Kraft showed that it may suffer financial harm without a preliminary injunction, according to the 14-page judgment.

"The particular danger for Kraft of CBOCS's being allowed to sell food products through the same outlets under a trade name confusingly similar to Kraft's 'Cracker Barrel' trade name is that if CBOCS's products are inferior in any respect to what the consumer expects - if a consumer has a bad experience with a CBOCS product and blames Kraft, thinking it the producer - Kraft's sales of Cracker Barrel cheeses are likely to decline; for a consumer who thinks Kraft makes bad hams may decide it probably makes bad cheeses as well," Posner said.

Competition will also be impaired if consumers confuse the two Cracker Barrel products, and purchase fewer Kraft products if they perceive quality problems with Cracker Barrel Old Country Store items.

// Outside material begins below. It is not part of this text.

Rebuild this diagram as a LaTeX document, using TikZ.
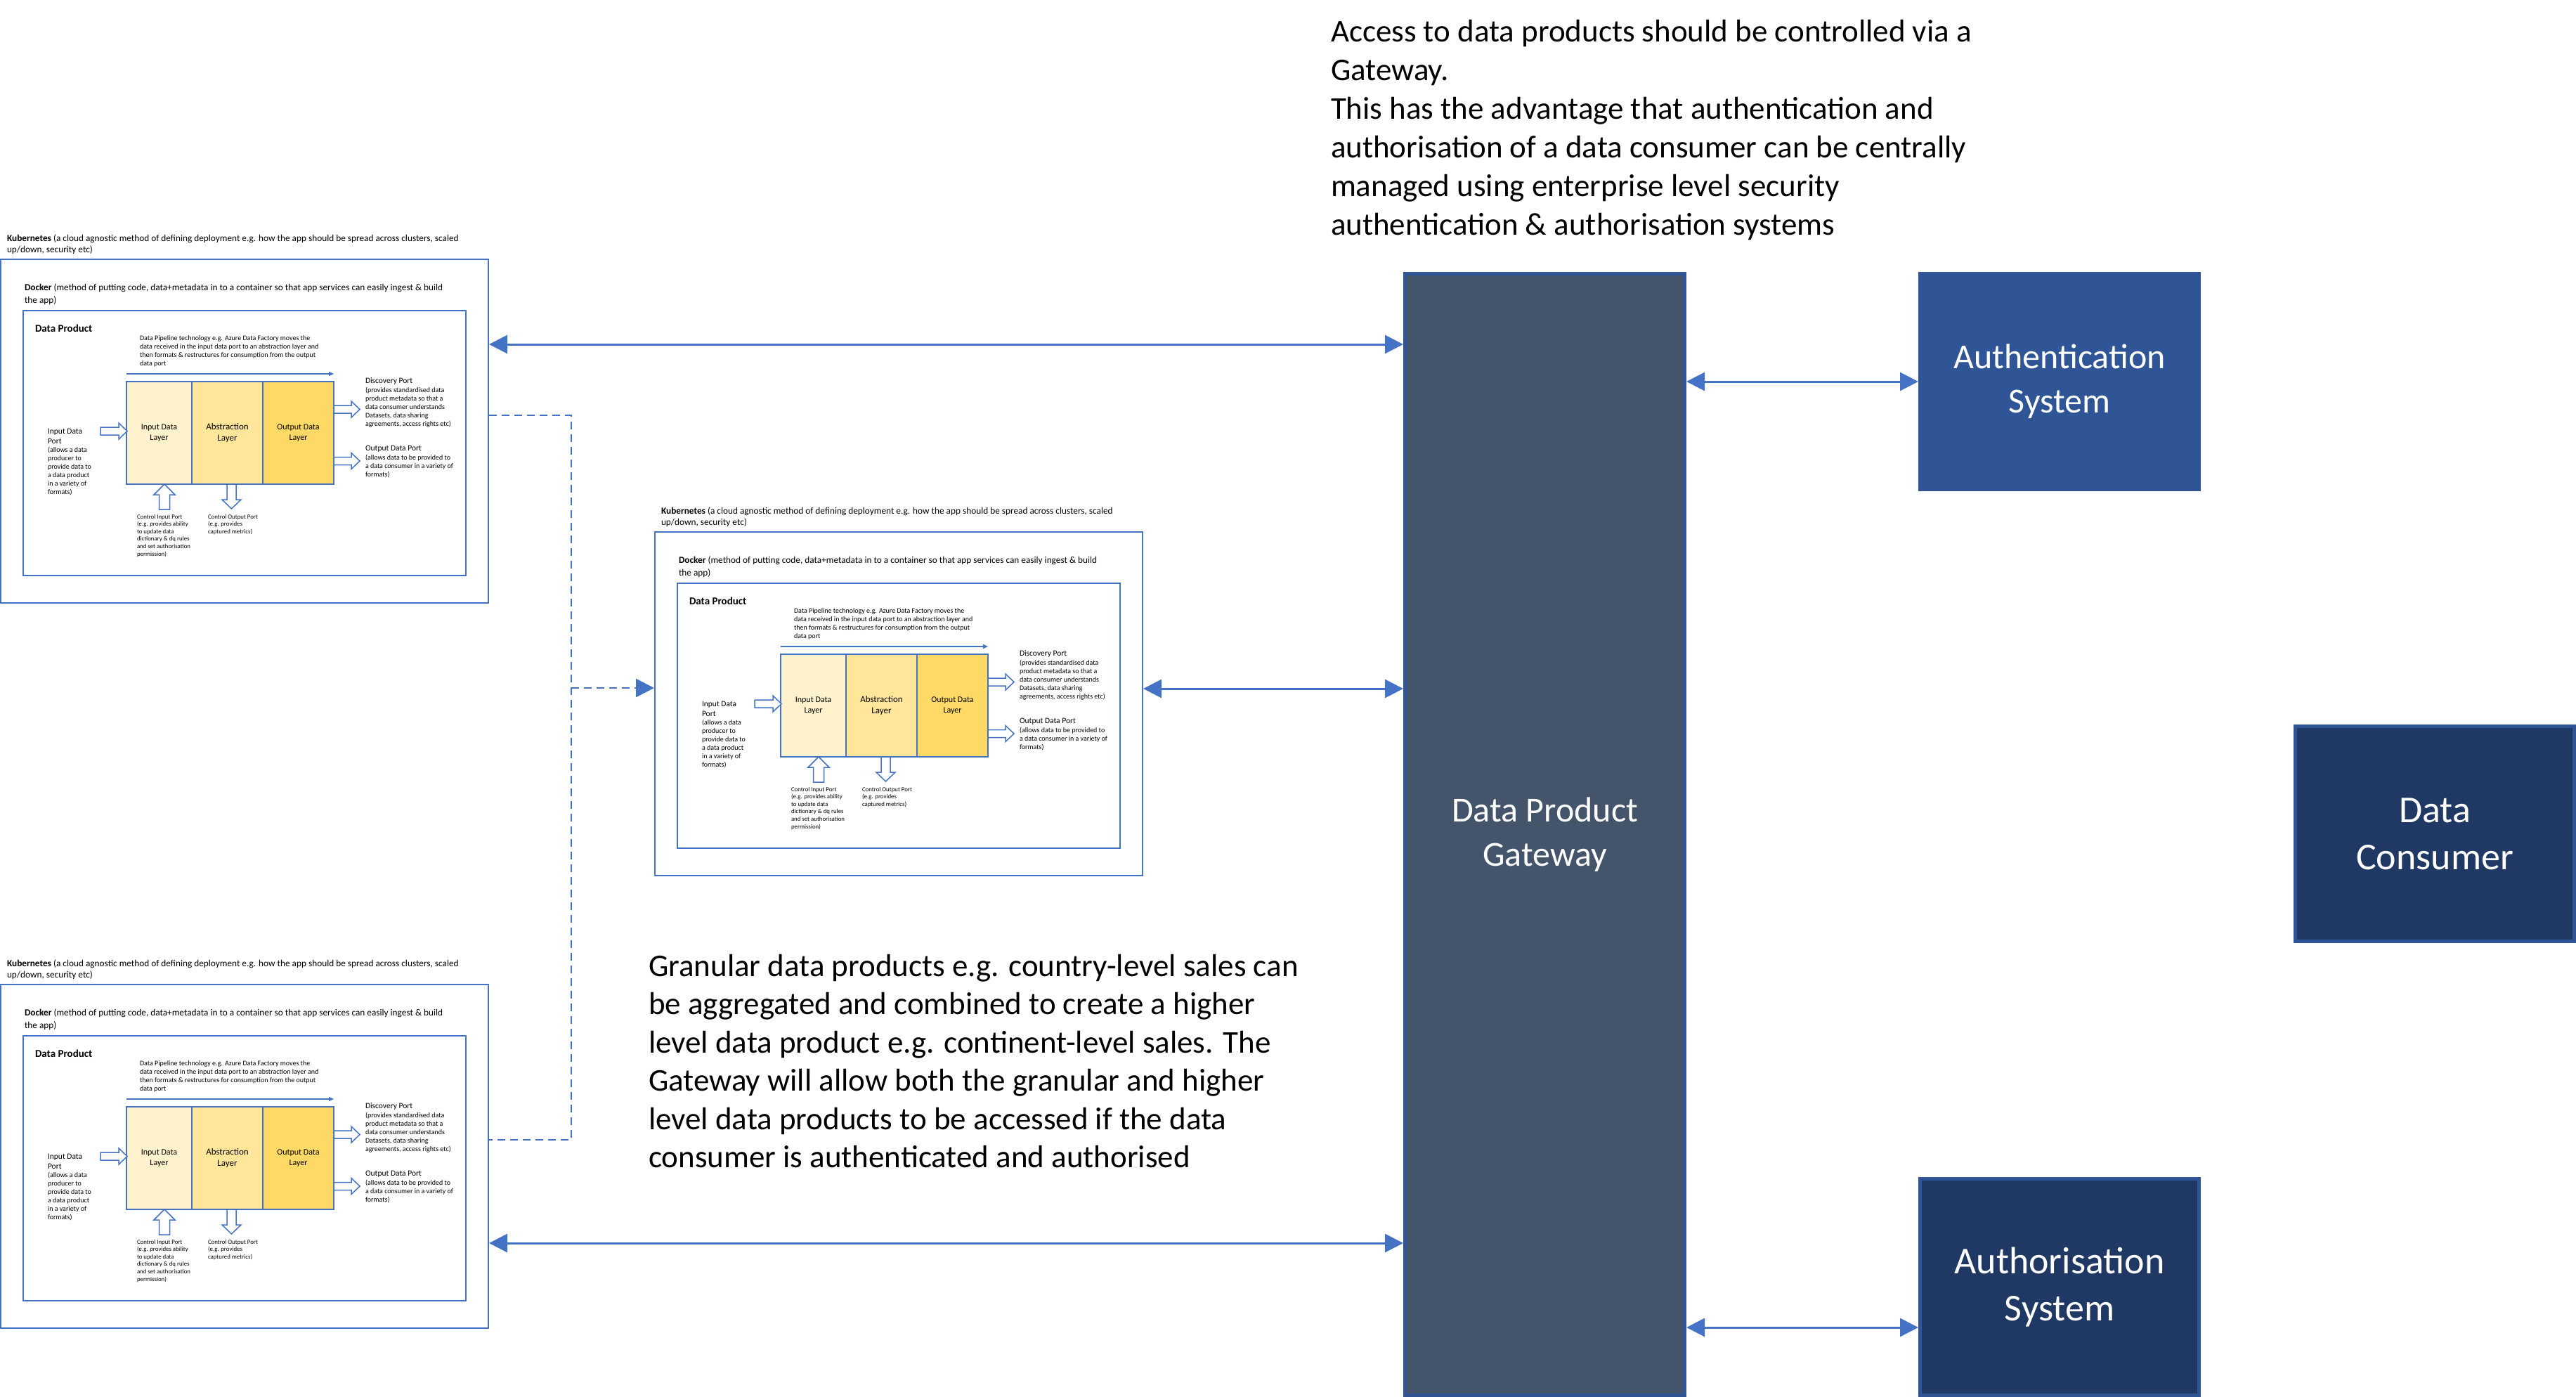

"The similarity of logos and of products, and of the channels of distribution (and the advertising overlap) if CBOCS is allowed to sell its products through grocery stores under its Cracker Barrel logo, and the availability to the company of alternatives to grocery stores for reaching a large consumer public under the logo, provide adequate support for the issuance of the preliminary injunction," the ruling concludes.